Brief-Article | REPORT SYNDICATION
Thirty (30) cent increase in the subway fare was the immediate trigger for demonstrations in Chile on October 14, 2019. But this was the trigger, not the reason. Infact 30 years of post-dictatorship policies, which took away many economic and social rights for the Chileans, was the reason behind the demonstrations.
The repressive role of the government towards the protesters using the security forces has worsened the situation. Chile’s National Institute of Human Rights (NHRI) warned that the repression on the ongoing protests in the country was the most serious human rights violations in 30 years.
Human rights violations were widespread in Chile during the period when the country was rule by military dictatorship. For last 30 years, which was the post-dictatorship period, violations continued, but in slow and low intensity. The very recent violations were, however, way too high. Chileans are currently witnessing the most repressive atmosphere since the end of the dictatorship 30 years ago.
Sergio Micco, the director of Chile’s official human rights body, said that the state’s response to mass protests “produced, as a whole, the most serious and multiple violations of human rights committed since 1989”.
Sergio Micco’s recent report, which is focused on the ongoing crisis, reveals alarming information. According to the report, three forms of human rights violations were repeated in time and space during the ongoing crisis: (i) indiscriminate use of force, (ii) torture, and (iii) sexual violence.
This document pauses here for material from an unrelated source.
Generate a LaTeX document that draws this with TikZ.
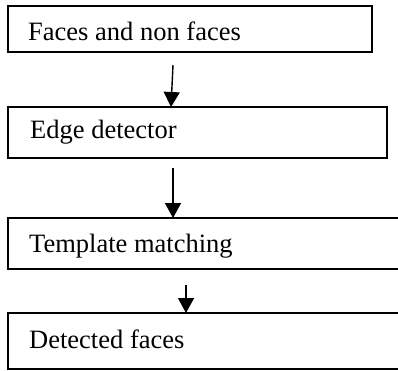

According to NHRI, at least 26 people have been killed and more than 2,300 civilians have been injured during the crisis. Prosecutors are investigating the deaths. Although at least 350 people is reported to be hospitalized with eye injuries from–mostly–police bullets, the exact number of people who suffered eye injuries during the crisis could be way higher.
According to the NHRI, the human rights violations are “serious and multiple” and the Carabineros–Chilean national police force having jurisdiction over the entire national territory of Chile–made “excessive delay” in taking steps to prevent further violations.
The NHRI has initiated a high number of legal actions against authorities for murder, torture, sexual violence, and other abuses.
Chile had been rule by military dictatorship for many years. Human rights violations was the norm of the day during those days. Yet 30 years later, the violations still continue to be the norm of the day. It was a normalcy then, it is almost a normalcy now.